金融市场需要政府来设定规则;当市场失败的时候,政府常常已经准备好了使之继续前行:这是使用主义,不是社会主义。对银行的救助不是最终目的,如果政府不 救助银行就能挽救信贷市场,那么他应该这样做;但是他却无法实现这个目的。小企业也需要大公司,他们都需要政府。政客们没有阐明这一点,而布什总统是他们 中最应受到责备的。
Governments need not just to communicate, but also to co-ordinate. Past banking crises show that late, piecemeal rescues cost more and work less well. Ad hoc mergers work for a while, but demands for help tend to recur. Inconsistency sows uncertainty. Cross-border banking can make one country’s policies awkward for the neighbours: the Irish government’s guarantee of all deposits threatens to suck in money from poorly protected British banks. France’s suggestion on October 1st that Europe’s governments should work together was a good one; Germany’s rejection of it was wrong.
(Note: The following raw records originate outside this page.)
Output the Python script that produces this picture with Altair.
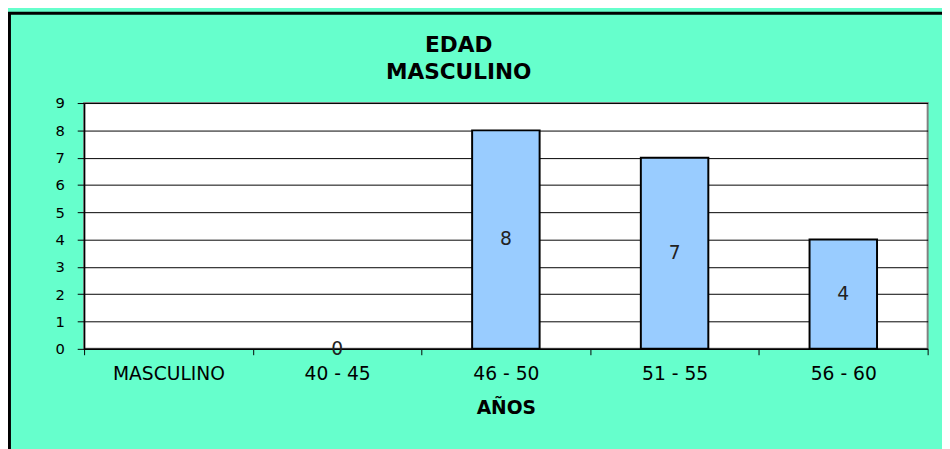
import altair as alt
import pandas as pd

categories = ["MASCULINO", "40 - 45", "46 - 50", "51 - 55", "56 - 60"]
values = [None, 0, 8, 7, 4]
y_ticks = [0, 1, 2, 3, 4, 5, 6, 7, 8, 9]

df = pd.DataFrame({"cat": categories, "val": values})
FONT = "DejaVu Sans"

x_scale = alt.Scale(domain=categories, paddingInner=0, paddingOuter=0)
y_scale = alt.Scale(domain=[0, 9], nice=False)

x_axis = alt.Axis(
    title="AÑOS",
    labelAngle=0,
    tickBand="extent",
    tickSize=6,
    labelPadding=10,
    labelFontSize=19,
    titleFontSize=19,
    titleFontWeight="bold",
    titlePadding=16,
    grid=False,
)
y_axis = alt.Axis(
    title=None,
    values=y_ticks,
    tickSize=7,
    labelPadding=13,
    labelFontSize=15,
    labelOverlap=False,
    grid=True,
    gridColor="black",
    gridOpacity=1,
    gridWidth=1,
)

base = alt.Chart(df)

bars = base.transform_filter("datum.val != null && datum.val > 0").mark_bar(
    color="#99CCFF", stroke="black", strokeWidth=2, width=alt.RelativeBandSize(0.4)
).encode(
    x=alt.X("cat:N", sort=categories, scale=x_scale, axis=x_axis),
    y=alt.Y("val:Q", scale=y_scale, axis=y_axis),
)

labels = base.transform_filter("datum.val != null").transform_calculate(
    mid="datum.val / 2"
).mark_text(font=FONT, fontSize=19, color="#222222", baseline="middle").encode(
    x=alt.X("cat:N", sort=categories, scale=x_scale, axis=x_axis),
    y=alt.Y("mid:Q", scale=y_scale, axis=y_axis),
    text=alt.Text("val:Q"),
)

border = alt.Chart(pd.DataFrame({"a": [0]})).mark_rect(
    fill="transparent", stroke="black", strokeWidth=3
).encode(
    x=alt.value(-75.9), y=alt.value(-91.4), x2=alt.value(1100), y2=alt.value(600)
)

chart = alt.layer(bars, labels, border).properties(
    width=858,
    height=250,
    autosize=alt.AutoSizeParams(type="none"),
    padding={"left": 77.4, "top": 92.9, "right": 14.6, "bottom": 98.1},
    background="#66FFCC",
    title=alt.TitleParams(
        text=["EDAD", "MASCULINO"],
        font=FONT,
        fontSize=22,
        fontWeight="bold",
        color="black",
        lineHeight=27,
        anchor="middle",
        dx=-48,
        dy=73,
        offset=0,
    ),
).configure_view(
    fill="white", stroke="#808080", strokeWidth=2
).configure_axis(
    labelFont=FONT,
    titleFont=FONT,
    labelColor="black",
    titleColor="black",
    tickColor="black",
    domainColor="black",
    domainWidth=1.5,
)

chart.save("out.html", embed_options={"renderer": "svg", "actions": False})
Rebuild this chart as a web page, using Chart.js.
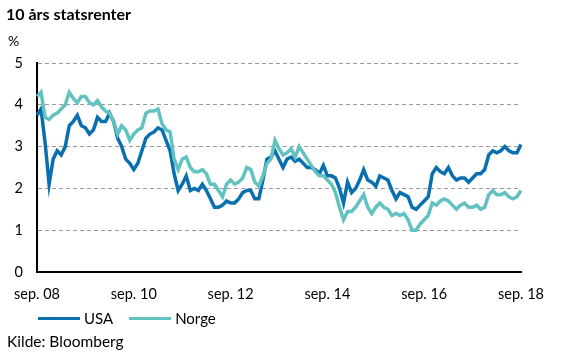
<!DOCTYPE html>
<html>
<head>
<meta charset="utf-8">
<script src="https://cdn.jsdelivr.net/npm/chart.js@4"></script>
<style>
  html, body { margin: 0; padding: 0; background: #fff; }
  #wrap { position: relative; width: 561px; height: 356px; font-family: Lato, "Open Sans", sans-serif; color: #000; }
  canvas { position: absolute; left: 0; top: 0; }
  .t { position: absolute; white-space: nowrap; }
  #title { left: 6px; top: 4px; font-size: 16px; font-weight: bold; }
  #unit { left: 8px; top: 32px; font-size: 14px; }
  #legend { left: 38px; top: 309px; font-size: 15px; display: flex; align-items: center; }
  .sw { display: inline-block; width: 42px; height: 3px; margin-right: 4px; }
  #src { left: 7px; top: 332px; font-size: 15.5px; }
</style>
</head>
<body>
<div id="wrap">
  <canvas id="c" width="561" height="356"></canvas>
  <div class="t" id="title">10 års statsrenter</div>
  <div class="t" id="unit">%</div>
  <div class="t" id="legend">
    <span class="sw" style="background:#0a6fae"></span><span>USA</span>
    <span class="sw" style="background:#62c2c0;margin-left:16px"></span><span>Norge</span>
  </div>
  <div class="t" id="src">Kilde: Bloomberg</div>
</div>
<script>
// Month names (Norwegian) and category labels Sep 2008 .. Sep 2018
const monthNames = ["jan","feb","mar","apr","mai","jun","jul","aug","sep","okt","nov","des"];
const categories = [];
for (let i = 0; i <= 120; i++) {
  const m = (8 + i) % 12;
  const y = 2008 + Math.floor((8 + i) / 12);
  categories.push(monthNames[m] + ". " + String(y % 100).padStart(2, "0"));
}
const tickEvery = 24;
const yTicks = [0, 1, 2, 3, 4, 5];

// 10-year government bond yields, monthly
const usa = [
  3.75,3.9,3.1,2.1,2.7,2.9,2.8,3.0,3.5,3.6,3.75,3.5,
  3.45,3.3,3.4,3.7,3.6,3.6,3.8,3.6,3.2,3.0,2.7,2.6,
  2.45,2.6,2.9,3.2,3.3,3.35,3.45,3.4,3.15,2.9,2.35,1.95,
  2.1,2.3,1.95,2.0,1.95,2.1,1.95,1.75,1.55,1.55,1.6,1.7,
  1.65,1.65,1.75,1.9,1.95,1.95,1.75,1.75,2.2,2.7,2.75,2.9,
  2.7,2.5,2.7,2.75,2.65,2.7,2.6,2.5,2.5,2.45,2.35,2.55,
  2.3,2.3,2.25,2.0,1.65,2.15,1.9,2.0,2.2,2.45,2.2,2.15,
  2.05,2.3,2.25,2.2,1.95,1.75,1.9,1.85,1.8,1.55,1.5,1.6,
  1.7,1.8,2.35,2.5,2.4,2.35,2.5,2.3,2.2,2.25,2.25,2.15,
  2.25,2.35,2.35,2.45,2.8,2.9,2.85,2.9,3.0,2.9,2.85,2.85,
  3.05
];
const norge = [
  4.2,4.3,3.7,3.65,3.75,3.8,3.9,4.0,4.3,4.15,4.05,4.2,
  4.2,4.05,4.0,4.1,3.95,3.85,3.8,3.6,3.3,3.5,3.4,3.15,
  3.3,3.4,3.45,3.8,3.85,3.85,3.9,3.55,3.4,3.35,2.7,2.45,
  2.7,2.75,2.5,2.4,2.4,2.45,2.35,2.1,2.1,1.95,1.8,2.1,
  2.2,2.1,2.15,2.25,2.5,2.45,2.15,2.05,2.3,2.6,2.7,3.15,
  2.95,2.8,2.85,2.95,2.75,3.0,2.85,2.7,2.55,2.4,2.3,2.3,
  2.2,2.1,1.9,1.55,1.25,1.45,1.45,1.55,1.7,1.85,1.55,1.4,
  1.55,1.65,1.55,1.5,1.35,1.4,1.35,1.4,1.25,1.0,1.0,1.15,
  1.25,1.35,1.65,1.6,1.7,1.75,1.7,1.6,1.5,1.6,1.65,1.55,
  1.55,1.6,1.5,1.55,1.85,1.95,1.85,1.85,1.9,1.8,1.75,1.8,
  1.95
];

const FONT = { family: "Lato, 'Open Sans', sans-serif", size: 14.5 };

new Chart(document.getElementById("c"), {
  type: "line",
  data: {
    labels: categories,
    datasets: [
      { label: "Norge", data: norge, borderColor: "#62c2c0", borderWidth: 3.5, pointRadius: 0, tension: 0, fill: false },
      { label: "USA", data: usa, borderColor: "#0a6fae", borderWidth: 3.5, pointRadius: 0, tension: 0, fill: false }
    ]
  },
  options: {
    responsive: false,
    devicePixelRatio: 1,
    animation: false,
    layout: { padding: { left: 0, right: 40, top: 63, bottom: 46 } },
    plugins: { legend: { display: false }, tooltip: { enabled: false }, title: { display: false } },
    scales: {
      x: {
        type: "category",
        offset: false,
        afterFit: (s) => { s.height = 38; },
        grid: { display: false, drawTicks: false },
        border: { display: true, color: "#000", width: 2 },
        ticks: {
          autoSkip: false, maxRotation: 0, minRotation: 0, padding: 14,
          color: "#000", font: FONT,
          callback: function (v, i) { return i % tickEvery === 0 ? categories[i] : null; }
        }
      },
      y: {
        min: yTicks[0], max: yTicks[yTicks.length - 1],
        afterFit: (s) => { s.width = 37; },
        afterBuildTicks: (s) => { s.ticks = yTicks.map(v => ({ value: v })); },
        grid: { drawTicks: false, color: "#9a9a9a", lineWidth: 1 },
        border: { display: true, color: "#000", width: 2, dash: [4, 3] },
        ticks: { padding: 14, color: "#000", font: FONT, stepSize: 1 }
      }
    }
  }
});
</script>
</body>
</html>
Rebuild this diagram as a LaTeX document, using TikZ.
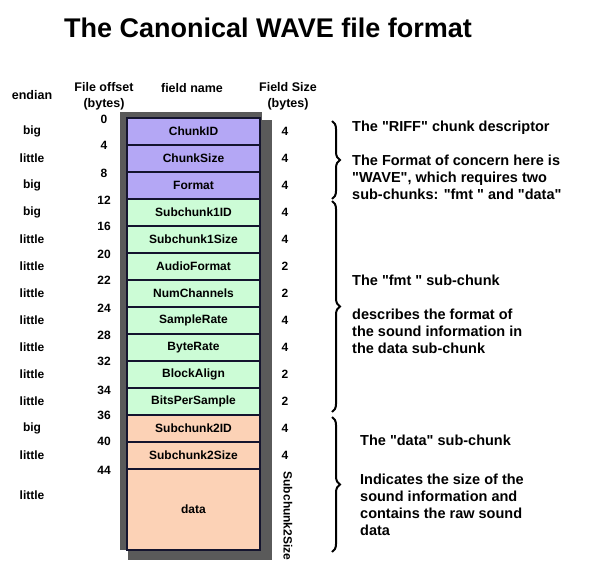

政府需要做的不仅仅是沟通,还有协调。过往的银行危机证明了迟到而零散的救助不仅成本更高,而且效果更差。临时整合短时间内有效,但是需要持续才能有效。矛盾必然传播不确定性结果。跨国银行可以让一国政策威胁到邻国:爱尔兰政府通过从保护措施少的可怜的英国银行吸纳现金来确保自己的存款不受威胁;法国在10月1日建议欧盟各国政府应该齐心协力,而德国政府对此表示出的反对是不正确的。
Central banks have co-ordinated their liquidity operations. Now that oil prices have plunged and worries about inflation are receding, interest-rate cuts are possible. They would be more powerful if co-ordinated. But it is not only central banks that need to combine. Whatever America’s Congress does, governments should work together on principles to stabilise and recapitalise banks—not just to stem panic but also to save money. Even if, as the Europeans claim, the crisis was made in America, it now belongs to everyone.
央行已经协调他们的流动性部门。目前油价下跌,通胀的 忧虑也有所减轻,削减利率的可能性加大。相互协调的能量会更大,但需要团结在一起的不光是央行。不管美国国会的意思如何,政府都应该以稳定和向银行注资为 原则而共同努力,不光为了消除恐慌,更是为了拯救经济。即使像欧洲人宣称的那样,危机源于美国,但现在已经是每一个人的问题了。